As PNOC also has existing MOU with Filipino firm Phoenix Petroleum Philippines Inc. on another LNG venture, company president Reuben S. Lista qualified that the state-run firm has not been prevented from targeting other business tie-ups.
“Both are exploratory and without exclusivity clauses and one does not affect the other,” the PNOC chief executive said.
The state-run company first explored partnership with Lloyds Energy when it was scouting last year for its own partner on cast LNG import terminal and gas-fired power projects. It penciled in then capital outlay of US$2.0 billion for these targeted installations.

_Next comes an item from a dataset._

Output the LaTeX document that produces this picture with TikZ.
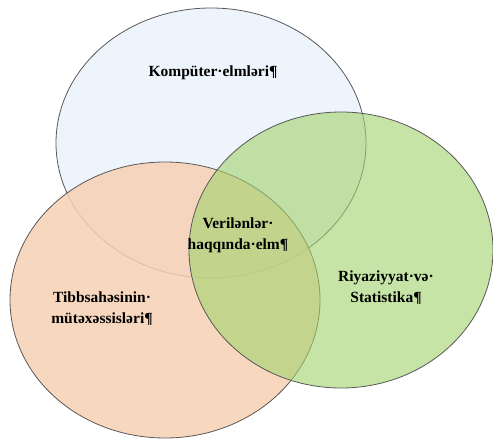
\documentclass[tikz,border=0pt]{standalone}
\usepackage{fontspec}
\setmainfont{Liberation Serif}
\usepackage{xcolor}
\usepackage{tikz}
\usetikzlibrary{shapes.geometric}
\definecolor{compblue}{HTML}{EEF4FB}
\definecolor{medorange}{HTML}{F7D0B4}
\definecolor{mathgreen}{HTML}{A0D26B}
\tikzstyle{venn} = [ellipse, inner sep=0pt, draw=black!65, line width=0.8pt]
\tikzstyle{settext} = [align=center, font=\fontsize{15.5}{21}\selectfont\bfseries, inner sep=0pt]

\begin{document}
\begin{tikzpicture}[x=1pt, y=-1pt]

    \useasboundingbox (0,0) rectangle (493,439);

    % Sets
    \node (comp) [venn, fill=compblue, minimum width=310pt, minimum height=270pt] at (211,143) {};
    \node (med) [venn, fill=medorange, fill opacity=0.85, minimum width=310pt, minimum height=276pt] at (165,300) {};
    \node (math) [venn, fill=mathgreen, fill opacity=0.6, minimum width=304pt, minimum height=276pt] at (341,250) {};

    % Labels
    \node (comptext) [settext] at (213,73) {Kompüter·elmləri¶};
    \node (datatext) [settext] at (238,235) {Verilənlər·\\haqqında·elm¶};
    \node (medtext) [settext] at (102,309) {Tibbsahəsinin·\\mütəxəssisləri¶};
    \node (mathtext) [settext] at (386,288) {Riyaziyyat·və·\\Statistika¶};

\end{tikzpicture}
\end{document}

PNOC’s joint venture-partner search though was cut short latter part of 2018 when the Department of Energy (DOE) enforced that it shall instead be the one issuing permits or notice-to-proceed to LNG project developers that are serious and viable enough to bring their ventures into commercial fruition.
Phoenix Petroleum emerged first in the government’s list to put up proposed LNG terminal in Batangas – to be integrated with a power project of 800 to 1,000 megawatts capacity.
PNOC was later invited by Phoenix Petroleum in a triumvirate with China National Offshore Oil Corporation (CNOOC) to advance the planned LNG import facility and power plant projects – but until this time, it was indicated that negotiations are still ongoing on the propounded equity sharing of the companies involved in the projects.
And on the latest MOU that PNOC signed with Lloyds Energy, Lista said “details are still under wraps” because they are still negotiating terms on proposed project implementations.
“These steps will encourage private sector to consider these directions, just like what we did wit the LNG hub,” Lista stressed.
The PNOC president has not also fleshed out their targeted venture into oil depot, although there had been previous proposals by its subsidiary to import diesel that it can offer to consumers at a cost that will be less than prevailing pump prices in the country.
The PNOC president further noted that they are prompted into widening their search for investment-partners as the country is critically manifesting now its need for power capacity additions.
The PNOC-Phoenix-CNOOC project is for 2.3 million tons per annum capacity of LNG import facility; and together with the power plant, it will require investment of US$2.0 billion.